Later Scripture scholars would see more than an act of charity in Mary’s visit to Elizabeth. Indeed, the best of the Old Covenant and the best of the New Covenant met when these two women embraced. Mary, as the Church would do later, brought the saving presence of Jesus Christ into the lives of a mother and her unborn child, heralding the gift of universal salvation God would offer the world through Christ. While the theological implications of this visit are many, Mary’s charitable precedent is obvious. Authentic faith is written in words of no-nonsense service.

Pope Benedict XVI in his first encyclical, “God Is Love,” traces the history of practical charity in the Church. The sharing of resources by the Jerusalem Church, the implementation of the order of deacons to assist widows, Sunday offerings at Mass cited by St. Justin Martyr (ad 155) to enable bishops to assist the poor, the famous incident of St. Lawrence selling the Church treasures to aid the needy, and so on. The pope cites the tension in more recent Church history between those who would concentrate on systemic change within society (justice) and those who continue to minister daily to the downtrodden (charity).
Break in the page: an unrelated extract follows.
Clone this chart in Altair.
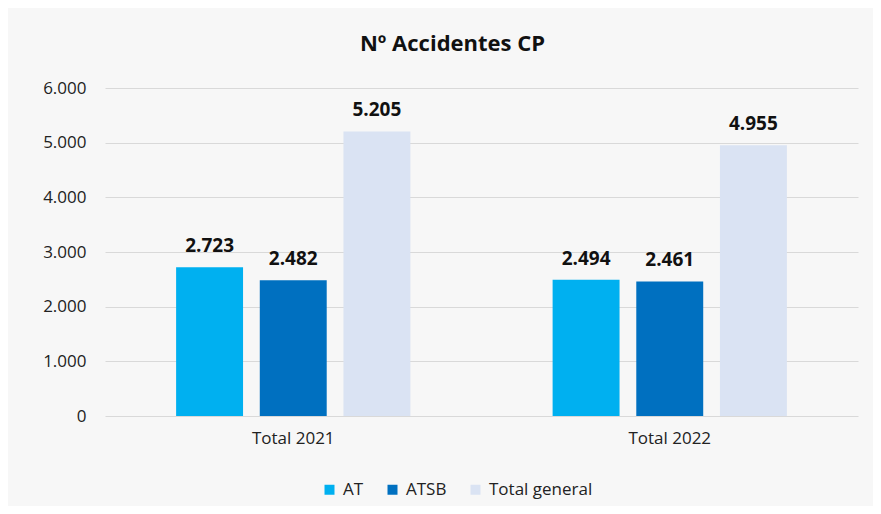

Pope Benedict understands justice to be largely the task of the state, although faith can enlighten the path to justice. But the pontiff goes on to make a touching and compelling argument for the role of the traditional charity in society: he calls for “loving personal concern.” The pope writes pointedly and powerfully, “… the claim that just social structures would make works of charity superfluous masks a materialist conception of man: the mistaken notion that man can live ‘by bread alone.’” The Holy Father accordingly writes without apology, “… Christian charity is first of all the simple response to immediate needs and specific situations…(it is) heartfelt concern.” The pope is not against training, organization and expertise. But bureaucracy is not charity. Rather charity is active and productive sympathy; what the pope calls “humanity.” He makes this very clear.